WORK INSTRUCTIONS: Exactly as they appear, output all of the entries.

SUPPLIED ENTRIES:

··········

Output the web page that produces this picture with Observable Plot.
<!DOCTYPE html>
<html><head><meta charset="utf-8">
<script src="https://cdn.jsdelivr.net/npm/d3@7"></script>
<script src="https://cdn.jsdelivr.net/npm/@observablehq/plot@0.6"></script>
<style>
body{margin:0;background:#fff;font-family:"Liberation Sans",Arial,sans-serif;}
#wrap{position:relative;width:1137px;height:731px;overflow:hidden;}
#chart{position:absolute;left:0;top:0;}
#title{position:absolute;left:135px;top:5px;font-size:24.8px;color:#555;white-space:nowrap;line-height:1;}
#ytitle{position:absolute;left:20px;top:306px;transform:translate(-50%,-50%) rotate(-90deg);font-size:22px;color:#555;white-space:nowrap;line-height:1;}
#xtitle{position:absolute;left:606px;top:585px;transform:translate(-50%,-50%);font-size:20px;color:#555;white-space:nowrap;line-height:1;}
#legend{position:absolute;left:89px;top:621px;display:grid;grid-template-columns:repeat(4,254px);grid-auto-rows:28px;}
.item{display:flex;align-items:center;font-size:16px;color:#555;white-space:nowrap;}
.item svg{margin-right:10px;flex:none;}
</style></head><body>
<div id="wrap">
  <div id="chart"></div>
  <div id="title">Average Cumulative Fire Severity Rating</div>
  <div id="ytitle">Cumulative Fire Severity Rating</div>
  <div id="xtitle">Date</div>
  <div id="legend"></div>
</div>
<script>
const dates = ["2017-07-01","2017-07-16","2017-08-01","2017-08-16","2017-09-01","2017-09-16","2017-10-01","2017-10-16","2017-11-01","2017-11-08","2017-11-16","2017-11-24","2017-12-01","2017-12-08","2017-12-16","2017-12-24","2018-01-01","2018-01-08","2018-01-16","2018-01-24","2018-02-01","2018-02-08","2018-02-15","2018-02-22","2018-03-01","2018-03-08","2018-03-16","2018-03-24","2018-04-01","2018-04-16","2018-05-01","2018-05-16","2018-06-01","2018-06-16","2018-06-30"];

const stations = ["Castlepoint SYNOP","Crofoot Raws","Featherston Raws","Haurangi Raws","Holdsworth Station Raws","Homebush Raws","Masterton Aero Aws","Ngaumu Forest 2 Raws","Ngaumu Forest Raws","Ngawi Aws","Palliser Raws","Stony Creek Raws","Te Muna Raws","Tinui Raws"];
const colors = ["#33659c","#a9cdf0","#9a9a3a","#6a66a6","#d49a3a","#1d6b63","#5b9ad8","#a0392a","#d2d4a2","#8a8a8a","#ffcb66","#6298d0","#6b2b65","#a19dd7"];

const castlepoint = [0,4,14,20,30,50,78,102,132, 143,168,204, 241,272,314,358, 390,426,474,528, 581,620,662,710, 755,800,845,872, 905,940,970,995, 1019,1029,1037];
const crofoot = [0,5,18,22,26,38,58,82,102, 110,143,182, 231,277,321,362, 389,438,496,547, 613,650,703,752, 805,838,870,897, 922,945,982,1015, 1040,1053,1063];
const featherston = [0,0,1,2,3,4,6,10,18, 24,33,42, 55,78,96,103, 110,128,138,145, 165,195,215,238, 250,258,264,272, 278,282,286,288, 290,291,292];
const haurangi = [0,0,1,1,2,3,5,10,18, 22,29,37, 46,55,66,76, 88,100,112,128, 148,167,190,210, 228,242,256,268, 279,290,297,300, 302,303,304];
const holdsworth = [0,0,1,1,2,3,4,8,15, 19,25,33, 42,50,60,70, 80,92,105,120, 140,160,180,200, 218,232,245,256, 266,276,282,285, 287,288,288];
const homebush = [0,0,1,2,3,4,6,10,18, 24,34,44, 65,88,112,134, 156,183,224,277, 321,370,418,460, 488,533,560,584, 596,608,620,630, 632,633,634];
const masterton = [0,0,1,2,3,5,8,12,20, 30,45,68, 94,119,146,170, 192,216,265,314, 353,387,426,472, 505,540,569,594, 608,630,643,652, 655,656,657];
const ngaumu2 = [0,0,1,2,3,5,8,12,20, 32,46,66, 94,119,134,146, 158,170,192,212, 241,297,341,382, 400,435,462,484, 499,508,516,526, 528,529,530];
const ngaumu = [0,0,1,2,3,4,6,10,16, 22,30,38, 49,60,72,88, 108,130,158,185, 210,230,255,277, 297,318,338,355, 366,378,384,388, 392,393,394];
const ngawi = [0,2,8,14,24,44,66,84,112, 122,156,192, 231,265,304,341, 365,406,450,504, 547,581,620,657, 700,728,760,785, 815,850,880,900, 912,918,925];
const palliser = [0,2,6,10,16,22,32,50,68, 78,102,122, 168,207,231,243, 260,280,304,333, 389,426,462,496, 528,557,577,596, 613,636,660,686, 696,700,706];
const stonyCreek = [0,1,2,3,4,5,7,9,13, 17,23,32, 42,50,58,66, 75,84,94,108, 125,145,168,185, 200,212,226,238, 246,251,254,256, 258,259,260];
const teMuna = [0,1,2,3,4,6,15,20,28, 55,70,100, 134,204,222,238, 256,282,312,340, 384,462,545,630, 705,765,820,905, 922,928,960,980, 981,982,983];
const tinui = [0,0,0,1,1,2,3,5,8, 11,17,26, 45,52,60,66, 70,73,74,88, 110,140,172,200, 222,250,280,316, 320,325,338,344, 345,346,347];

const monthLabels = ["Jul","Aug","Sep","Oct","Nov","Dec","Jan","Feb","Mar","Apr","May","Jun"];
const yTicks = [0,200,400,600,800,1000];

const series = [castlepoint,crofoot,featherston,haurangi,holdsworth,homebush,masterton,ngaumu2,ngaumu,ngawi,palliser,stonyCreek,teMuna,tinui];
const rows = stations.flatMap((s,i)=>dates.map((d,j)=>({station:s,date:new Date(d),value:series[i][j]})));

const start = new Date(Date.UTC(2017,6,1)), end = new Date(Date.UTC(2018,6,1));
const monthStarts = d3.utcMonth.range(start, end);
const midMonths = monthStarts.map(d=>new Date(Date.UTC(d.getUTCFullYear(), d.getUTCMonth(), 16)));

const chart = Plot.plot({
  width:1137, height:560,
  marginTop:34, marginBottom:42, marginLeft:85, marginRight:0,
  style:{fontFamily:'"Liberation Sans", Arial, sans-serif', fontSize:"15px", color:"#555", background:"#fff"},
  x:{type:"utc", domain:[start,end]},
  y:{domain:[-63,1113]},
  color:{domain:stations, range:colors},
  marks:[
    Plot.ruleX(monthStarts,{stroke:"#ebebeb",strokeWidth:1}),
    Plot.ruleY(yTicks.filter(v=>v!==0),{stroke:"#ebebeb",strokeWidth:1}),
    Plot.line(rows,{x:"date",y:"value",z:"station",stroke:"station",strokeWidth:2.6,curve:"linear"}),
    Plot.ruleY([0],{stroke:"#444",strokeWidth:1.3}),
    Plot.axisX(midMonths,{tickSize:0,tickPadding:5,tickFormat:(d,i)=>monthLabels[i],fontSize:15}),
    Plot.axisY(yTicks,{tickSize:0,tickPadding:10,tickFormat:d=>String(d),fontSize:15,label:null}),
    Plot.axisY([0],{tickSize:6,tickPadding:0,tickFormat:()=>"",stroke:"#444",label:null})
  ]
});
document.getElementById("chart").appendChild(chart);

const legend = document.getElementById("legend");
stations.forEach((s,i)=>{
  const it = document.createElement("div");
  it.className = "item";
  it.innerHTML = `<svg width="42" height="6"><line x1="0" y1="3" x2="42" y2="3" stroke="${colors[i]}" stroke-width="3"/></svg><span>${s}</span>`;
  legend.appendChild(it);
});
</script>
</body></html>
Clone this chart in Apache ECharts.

··········

RIGHT ANSWER:
Output the web page that produces this picture with Observable Plot.
<!DOCTYPE html>
<html><head><meta charset="utf-8">
<script src="https://cdn.jsdelivr.net/npm/d3@7"></script>
<script src="https://cdn.jsdelivr.net/npm/@observablehq/plot@0.6"></script>
<style>
body{margin:0;background:#fff;font-family:"Liberation Sans",Arial,sans-serif;}
#wrap{position:relative;width:1137px;height:731px;overflow:hidden;}
#chart{position:absolute;left:0;top:0;}
#title{position:absolute;left:135px;top:5px;font-size:24.8px;color:#555;white-space:nowrap;line-height:1;}
#ytitle{position:absolute;left:20px;top:306px;transform:translate(-50%,-50%) rotate(-90deg);font-size:22px;color:#555;white-space:nowrap;line-height:1;}
#xtitle{position:absolute;left:606px;top:585px;transform:translate(-50%,-50%);font-size:20px;color:#555;white-space:nowrap;line-height:1;}
#legend{position:absolute;left:89px;top:621px;display:grid;grid-template-columns:repeat(4,254px);grid-auto-rows:28px;}
.item{display:flex;align-items:center;font-size:16px;color:#555;white-space:nowrap;}
.item svg{margin-right:10px;flex:none;}
</style></head><body>
<div id="wrap">
  <div id="chart"></div>
  <div id="title">Average Cumulative Fire Severity Rating</div>
  <div id="ytitle">Cumulative Fire Severity Rating</div>
  <div id="xtitle">Date</div>
  <div id="legend"></div>
</div>
<script>
const dates = ["2017-07-01","2017-07-16","2017-08-01","2017-08-16","2017-09-01","2017-09-16","2017-10-01","2017-10-16","2017-11-01","2017-11-08","2017-11-16","2017-11-24","2017-12-01","2017-12-08","2017-12-16","2017-12-24","2018-01-01","2018-01-08","2018-01-16","2018-01-24","2018-02-01","2018-02-08","2018-02-15","2018-02-22","2018-03-01","2018-03-08","2018-03-16","2018-03-24","2018-04-01","2018-04-16","2018-05-01","2018-05-16","2018-06-01","2018-06-16","2018-06-30"];

const stations = ["Castlepoint SYNOP","Crofoot Raws","Featherston Raws","Haurangi Raws","Holdsworth Station Raws","Homebush Raws","Masterton Aero Aws","Ngaumu Forest 2 Raws","Ngaumu Forest Raws","Ngawi Aws","Palliser Raws","Stony Creek Raws","Te Muna Raws","Tinui Raws"];
const colors = ["#33659c","#a9cdf0","#9a9a3a","#6a66a6","#d49a3a","#1d6b63","#5b9ad8","#a0392a","#d2d4a2","#8a8a8a","#ffcb66","#6298d0","#6b2b65","#a19dd7"];

const castlepoint = [0,4,14,20,30,50,78,102,132, 143,168,204, 241,272,314,358, 390,426,474,528, 581,620,662,710, 755,800,845,872, 905,940,970,995, 1019,1029,1037];
const crofoot = [0,5,18,22,26,38,58,82,102, 110,143,182, 231,277,321,362, 389,438,496,547, 613,650,703,752, 805,838,870,897, 922,945,982,1015, 1040,1053,1063];
const featherston = [0,0,1,2,3,4,6,10,18, 24,33,42, 55,78,96,103, 110,128,138,145, 165,195,215,238, 250,258,264,272, 278,282,286,288, 290,291,292];
const haurangi = [0,0,1,1,2,3,5,10,18, 22,29,37, 46,55,66,76, 88,100,112,128, 148,167,190,210, 228,242,256,268, 279,290,297,300, 302,303,304];
const holdsworth = [0,0,1,1,2,3,4,8,15, 19,25,33, 42,50,60,70, 80,92,105,120, 140,160,180,200, 218,232,245,256, 266,276,282,285, 287,288,288];
const homebush = [0,0,1,2,3,4,6,10,18, 24,34,44, 65,88,112,134, 156,183,224,277, 321,370,418,460, 488,533,560,584, 596,608,620,630, 632,633,634];
const masterton = [0,0,1,2,3,5,8,12,20, 30,45,68, 94,119,146,170, 192,216,265,314, 353,387,426,472, 505,540,569,594, 608,630,643,652, 655,656,657];
const ngaumu2 = [0,0,1,2,3,5,8,12,20, 32,46,66, 94,119,134,146, 158,170,192,212, 241,297,341,382, 400,435,462,484, 499,508,516,526, 528,529,530];
const ngaumu = [0,0,1,2,3,4,6,10,16, 22,30,38, 49,60,72,88, 108,130,158,185, 210,230,255,277, 297,318,338,355, 366,378,384,388, 392,393,394];
const ngawi = [0,2,8,14,24,44,66,84,112, 122,156,192, 231,265,304,341, 365,406,450,504, 547,581,620,657, 700,728,760,785, 815,850,880,900, 912,918,925];
const palliser = [0,2,6,10,16,22,32,50,68, 78,102,122, 168,207,231,243, 260,280,304,333, 389,426,462,496, 528,557,577,596, 613,636,660,686, 696,700,706];
const stonyCreek = [0,1,2,3,4,5,7,9,13, 17,23,32, 42,50,58,66, 75,84,94,108, 125,145,168,185, 200,212,226,238, 246,251,254,256, 258,259,260];
const teMuna = [0,1,2,3,4,6,15,20,28, 55,70,100, 134,204,222,238, 256,282,312,340, 384,462,545,630, 705,765,820,905, 922,928,960,980, 981,982,983];
const tinui = [0,0,0,1,1,2,3,5,8, 11,17,26, 45,52,60,66, 70,73,74,88, 110,140,172,200, 222,250,280,316, 320,325,338,344, 345,346,347];

const monthLabels = ["Jul","Aug","Sep","Oct","Nov","Dec","Jan","Feb","Mar","Apr","May","Jun"];
const yTicks = [0,200,400,600,800,1000];

const series = [castlepoint,crofoot,featherston,haurangi,holdsworth,homebush,masterton,ngaumu2,ngaumu,ngawi,palliser,stonyCreek,teMuna,tinui];
const rows = stations.flatMap((s,i)=>dates.map((d,j)=>({station:s,date:new Date(d),value:series[i][j]})));

const start = new Date(Date.UTC(2017,6,1)), end = new Date(Date.UTC(2018,6,1));
const monthStarts = d3.utcMonth.range(start, end);
const midMonths = monthStarts.map(d=>new Date(Date.UTC(d.getUTCFullYear(), d.getUTCMonth(), 16)));

const chart = Plot.plot({
  width:1137, height:560,
  marginTop:34, marginBottom:42, marginLeft:85, marginRight:0,
  style:{fontFamily:'"Liberation Sans", Arial, sans-serif', fontSize:"15px", color:"#555", background:"#fff"},
  x:{type:"utc", domain:[start,end]},
  y:{domain:[-63,1113]},
  color:{domain:stations, range:colors},
  marks:[
    Plot.ruleX(monthStarts,{stroke:"#ebebeb",strokeWidth:1}),
    Plot.ruleY(yTicks.filter(v=>v!==0),{stroke:"#ebebeb",strokeWidth:1}),
    Plot.line(rows,{x:"date",y:"value",z:"station",stroke:"station",strokeWidth:2.6,curve:"linear"}),
    Plot.ruleY([0],{stroke:"#444",strokeWidth:1.3}),
    Plot.axisX(midMonths,{tickSize:0,tickPadding:5,tickFormat:(d,i)=>monthLabels[i],fontSize:15}),
    Plot.axisY(yTicks,{tickSize:0,tickPadding:10,tickFormat:d=>String(d),fontSize:15,label:null}),
    Plot.axisY([0],{tickSize:6,tickPadding:0,tickFormat:()=>"",stroke:"#444",label:null})
  ]
});
document.getElementById("chart").appendChild(chart);

const legend = document.getElementById("legend");
stations.forEach((s,i)=>{
  const it = document.createElement("div");
  it.className = "item";
  it.innerHTML = `<svg width="42" height="6"><line x1="0" y1="3" x2="42" y2="3" stroke="${colors[i]}" stroke-width="3"/></svg><span>${s}</span>`;
  legend.appendChild(it);
});
</script>
</body></html>
Clone this chart in Apache ECharts.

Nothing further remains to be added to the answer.